- _Written task_
State only the number of lines that include "this".

- _Information given_
--

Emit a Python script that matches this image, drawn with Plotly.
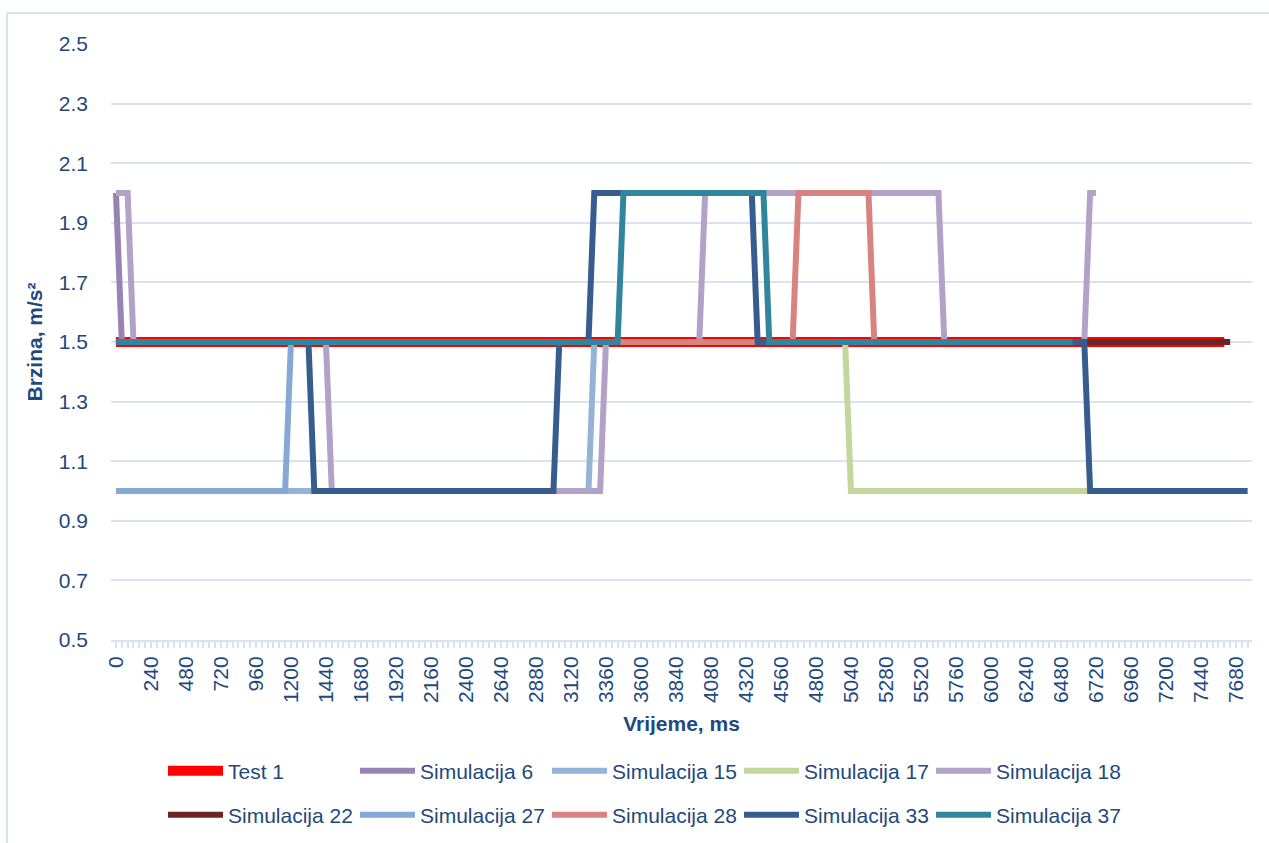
import plotly.graph_objects as go

# ---- data (vertices of each series, time in ms, speed in m/s) ----
test1_x = [0, 7600]
test1_y = [1.5, 1.5]

sim6_x = [0, 40, 6560]
sim6_y = [2.0, 1.5, 1.5]

sim15_x = [0, 3240, 3280, 6560]
sim15_y = [1.0, 1.0, 1.5, 1.5]

sim17_x = [0, 5000, 5040, 6680]
sim17_y = [1.5, 1.5, 1.0, 1.0]

sim18_x = [0, 80, 120, 1440, 1480, 3320, 3360, 4000, 4040, 5640, 5680, 6640, 6680, 6720]
sim18_y = [2.0, 2.0, 1.5, 1.5, 1.0, 1.0, 1.5, 1.5, 2.0, 2.0, 1.5, 1.5, 2.0, 2.0]

sim22_x = [0, 7640]
sim22_y = [1.5, 1.5]

sim27_x = [0, 1160, 1200, 6560]
sim27_y = [1.0, 1.0, 1.5, 1.5]

sim28_x = [0, 4640, 4680, 5160, 5200, 6560]
sim28_y = [1.5, 1.5, 2.0, 2.0, 1.5, 1.5]

sim33_x = [0, 1320, 1360, 3000, 3040, 3240, 3280, 4360, 4400, 6640, 6680, 7760]
sim33_y = [1.5, 1.5, 1.0, 1.0, 1.5, 1.5, 2.0, 2.0, 1.5, 1.5, 1.0, 1.0]

sim37_x = [0, 3440, 3480, 4440, 4480, 6560]
sim37_y = [1.5, 1.5, 2.0, 2.0, 1.5, 1.5]

x_tick_vals = [0, 240, 480, 720, 960, 1200, 1440, 1680, 1920, 2160, 2400, 2640,
               2880, 3120, 3360, 3600, 3840, 4080, 4320, 4560, 4800, 5040, 5280,
               5520, 5760, 6000, 6240, 6480, 6720, 6960, 7200, 7440, 7680]
x_tick_text = [str(v) for v in x_tick_vals]
y_tick_vals = [0.5, 0.7, 0.9, 1.1, 1.3, 1.5, 1.7, 1.9, 2.1, 2.3, 2.5]
y_tick_text = ["0.5", "0.7", "0.9", "1.1", "1.3", "1.5", "1.7", "1.9", "2.1", "2.3", "2.5"]

series = [
    ("Test 1", test1_x, test1_y, "#FF0000", 10, "legend"),
    ("Simulacija 6", sim6_x, sim6_y, "#9983B5", 6, "legend"),
    ("Simulacija 15", sim15_x, sim15_y, "#95B3D7", 6, "legend"),
    ("Simulacija 17", sim17_x, sim17_y, "#C3D69B", 6, "legend"),
    ("Simulacija 18", sim18_x, sim18_y, "#B3A2C7", 6, "legend"),
    ("Simulacija 22", sim22_x, sim22_y, "#6B2424", 6, "legend2"),
    ("Simulacija 27", sim27_x, sim27_y, "#86A8D5", 6, "legend2"),
    ("Simulacija 28", sim28_x, sim28_y, "#D8837F", 6, "legend2"),
    ("Simulacija 33", sim33_x, sim33_y, "#365D8D", 6, "legend2"),
    ("Simulacija 37", sim37_x, sim37_y, "#31859C", 6, "legend2"),
]

TXT = "#1F497D"
GRID = "#D9E2F3"
FONT = "Liberation Sans"

fig = go.Figure()
for name, xs, ys, col, w, lg in series:
    fig.add_trace(go.Scatter(x=xs, y=ys, mode="lines", name=name,
                             line=dict(color=col, width=w), legend=lg))

W, H = 1269, 843
L, R, T, B = 111, 17, 44, 203
pw, ph = W - L - R, H - T - B

def px_to_paper_x(px):
    return (px - L) / pw

def px_to_paper_y(py):
    return (H - B - py) / ph

legend_common = dict(
    orientation="h", xanchor="left", yanchor="middle",
    font=dict(family=FONT, size=21, color=TXT),
    itemwidth=55, entrywidth=122, entrywidthmode="pixels",
    bgcolor="rgba(0,0,0,0)", borderwidth=0, traceorder="normal",
)

fig.update_layout(
    width=W, height=H,
    margin=dict(l=L, r=R, t=T, b=B, autoexpand=False),
    paper_bgcolor="white", plot_bgcolor="white",
    font=dict(family=FONT, size=21, color=TXT),
    showlegend=True,
    legend=dict(x=px_to_paper_x(163), y=px_to_paper_y(771), **legend_common),
    legend2=dict(x=px_to_paper_x(163), y=px_to_paper_y(815), **legend_common),
    xaxis=dict(
        range=[-34, 7790], tickmode="array", tickvals=x_tick_vals, ticktext=x_tick_text,
        tickangle=-90, tickfont=dict(family=FONT, size=21, color=TXT),
        ticks="outside", ticklen=6, tickwidth=1.5, tickcolor=GRID,
        minor=dict(dtick=40, tick0=0, ticks="outside", ticklen=6, tickwidth=1.5,
                   tickcolor=GRID, showgrid=False),
        showline=True, linecolor=GRID, linewidth=2, showgrid=False, zeroline=False,
        title=dict(text="<b>Vrijeme, ms</b>", font=dict(family=FONT, size=21, color=TXT),
                   standoff=14),
        automargin=False,
    ),
    yaxis=dict(
        range=[0.5, 2.5], tickmode="array", tickvals=y_tick_vals, ticktext=y_tick_text,
        tickfont=dict(family=FONT, size=21, color=TXT),
        showgrid=True, gridcolor=GRID, gridwidth=1.5, zeroline=False, showline=False,
        ticks="", ticklabelstandoff=22,
        title=dict(text="<b>Brzina, m/s²</b>", font=dict(family=FONT, size=21, color=TXT),
                   standoff=10),
        automargin=False,
    ),
    shapes=[
        dict(type="line", xref="paper", yref="paper",
             x0=px_to_paper_x(7), x1=px_to_paper_x(1275),
             y0=px_to_paper_y(13), y1=px_to_paper_y(13),
             line=dict(color="#D9E2F0", width=2)),
        dict(type="line", xref="paper", yref="paper",
             x0=px_to_paper_x(7), x1=px_to_paper_x(7),
             y0=px_to_paper_y(13), y1=px_to_paper_y(850),
             line=dict(color="#D9E2F0", width=2)),
    ],
)

fig.write_html("out.html", config={"displayModeBar": False},
               post_script="document.body.style.margin='0';")
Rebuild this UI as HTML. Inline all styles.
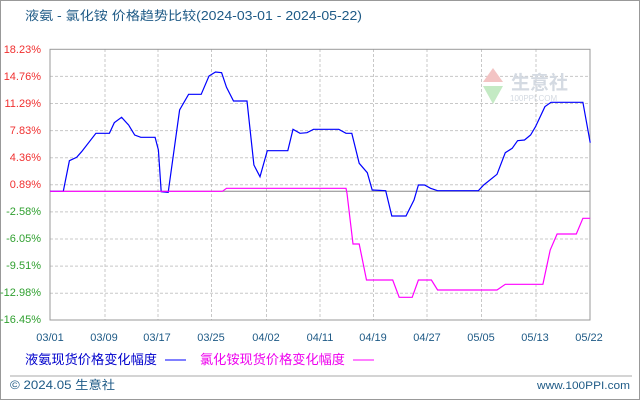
<!DOCTYPE html>
<html><head><meta charset="utf-8"><style>
body{margin:0;background:#fff;}
svg text{font-family:"Liberation Sans","Noto Sans CJK SC",sans-serif;}
</style></head><body>
<svg width="640" height="400" xmlns="http://www.w3.org/2000/svg">
<rect x="0.5" y="0.5" width="639" height="399" fill="#fff" stroke="#999"/>
<text x="25" y="20" font-size="12.5" fill="#1e5a86" textLength="337" lengthAdjust="spacingAndGlyphs">液氨 - 氯化铵 价格趋势比较(2024-03-01 - 2024-05-22)</text>
<g stroke="#c8c8c8" stroke-dasharray="3,2" stroke-width="1">
<line x1="50" y1="76.4" x2="590" y2="76.4"/><line x1="50" y1="103.5" x2="590" y2="103.5"/><line x1="50" y1="130.6" x2="590" y2="130.6"/><line x1="50" y1="157.7" x2="590" y2="157.7"/><line x1="50" y1="184.8" x2="590" y2="184.8"/><line x1="50" y1="211.9" x2="590" y2="211.9"/><line x1="50" y1="239" x2="590" y2="239"/><line x1="50" y1="266.1" x2="590" y2="266.1"/><line x1="50" y1="293.2" x2="590" y2="293.2"/>
<line x1="105" y1="49" x2="105" y2="320"/><line x1="158" y1="49" x2="158" y2="320"/><line x1="211.5" y1="49" x2="211.5" y2="320"/><line x1="266.5" y1="49" x2="266.5" y2="320"/><line x1="320" y1="49" x2="320" y2="320"/><line x1="373.5" y1="49" x2="373.5" y2="320"/><line x1="427" y1="49" x2="427" y2="320"/><line x1="481.5" y1="49" x2="481.5" y2="320"/><line x1="536" y1="49" x2="536" y2="320"/>
</g>
<rect x="50" y="49.3" width="540" height="270.7" fill="none" stroke="#999"/>
<line x1="50" y1="191.3" x2="590" y2="191.3" stroke="#888"/>
<g font-size="11" text-anchor="end">
<text x="41" y="53" fill="#f03030">18.23%</text><text x="41" y="80" fill="#f03030">14.76%</text><text x="41" y="107" fill="#f03030">11.29%</text><text x="41" y="134" fill="#f03030">7.83%</text><text x="41" y="161" fill="#f03030">4.36%</text><text x="41" y="188" fill="#f03030">0.89%</text>
<text x="41" y="215" fill="#30a030">-2.58%</text><text x="41" y="242" fill="#30a030">-6.05%</text><text x="41" y="269" fill="#30a030">-9.51%</text><text x="41" y="296" fill="#30a030">-12.98%</text><text x="41" y="323" fill="#30a030">-16.45%</text>
</g>
<g font-size="11" text-anchor="middle" fill="#1e5a86">
<text x="50" y="341">03/01</text><text x="104" y="341">03/09</text><text x="157" y="341">03/17</text><text x="211" y="341">03/25</text><text x="266" y="341">04/02</text><text x="320" y="341">04/11</text><text x="373" y="341">04/19</text><text x="427" y="341">04/27</text><text x="481" y="341">05/05</text><text x="535" y="341">05/13</text><text x="589" y="341">05/22</text>
</g>
<text x="511" y="89" font-size="19" fill="#d4dae2" font-weight="bold">生意社</text>
<text x="510" y="101" font-size="8" fill="#d4dae2">100PPI.COM</text>
<polygon points="493,68 483,82 503,82" fill="#f3c4c4"/><polygon points="483,86 503,86 493,104" fill="#c4eac4"/>
<polyline fill="none" stroke="#0000ff" stroke-width="1.2" points="50,191.3 63.3,191.3 69.4,160.7 76.7,157.3 81.6,151.7 95.9,133.3 109.4,133.3 114.3,122.7 121.6,117.3 128.6,125 134.7,135 140.8,137.3 155.1,137.3 158.4,150 161.2,191.7 168.2,192.3 179.6,110 188.6,94.3 201.2,94.3 209,76 215.5,72 221.6,72.7 226.5,87.3 233.5,101 247,101 253.9,165 260,176.7 267.3,150.7 287.8,150.7 293,129.3 300,133.3 307,132.7 313.5,129.3 338.8,129.3 346,133.3 351.8,133.3 359.2,163.3 367.3,172.7 372.2,190 385.7,190.7 391.8,216 406,216 414,200 418.4,185 424.5,185 430.6,188.3 437.6,190.7 478.4,190.7 483.7,185 497,174.3 505.3,152.7 512.2,148.3 517.6,140.7 524.5,140 530.6,135 535.5,126.7 544.9,106.7 551,102.3 582.9,102.3 590.2,142.7"/>
<polyline fill="none" stroke="#ff00ff" stroke-width="1.2" points="50,191.3 222.4,191.3 226.5,188.3 346,188.3 347,193.3 353,244 359.2,244 366.5,280 392.7,280 399.2,297.3 412.2,297.3 418.4,280 431.4,280 437.6,290 497,290 505.3,284.3 542.9,284.3 550.2,250 557.1,234 576.3,234 582.9,218.3 590.2,218.3"/>
<text x="25" y="364" font-size="13" fill="#0000cc" textLength="132" lengthAdjust="spacingAndGlyphs">液氨现货价格变化幅度</text>
<line x1="165" y1="360" x2="186" y2="360" stroke="#0000ff"/>
<text x="200" y="364" font-size="13" fill="#ee00ee" textLength="145" lengthAdjust="spacingAndGlyphs">氯化铵现货价格变化幅度</text>
<line x1="353" y1="360" x2="374" y2="360" stroke="#ff00ff"/>
<line x1="10" y1="376" x2="632" y2="376" stroke="#aaa"/>
<text x="10" y="389" font-size="12" fill="#1e5a86" textLength="105" lengthAdjust="spacingAndGlyphs">© 2024.05 生意社</text>
<text x="630" y="389" font-size="11" fill="#1e5a86" text-anchor="end" textLength="93" lengthAdjust="spacingAndGlyphs">www.100PPI.com</text>
</svg>
</body></html>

--

- _Written solution_
2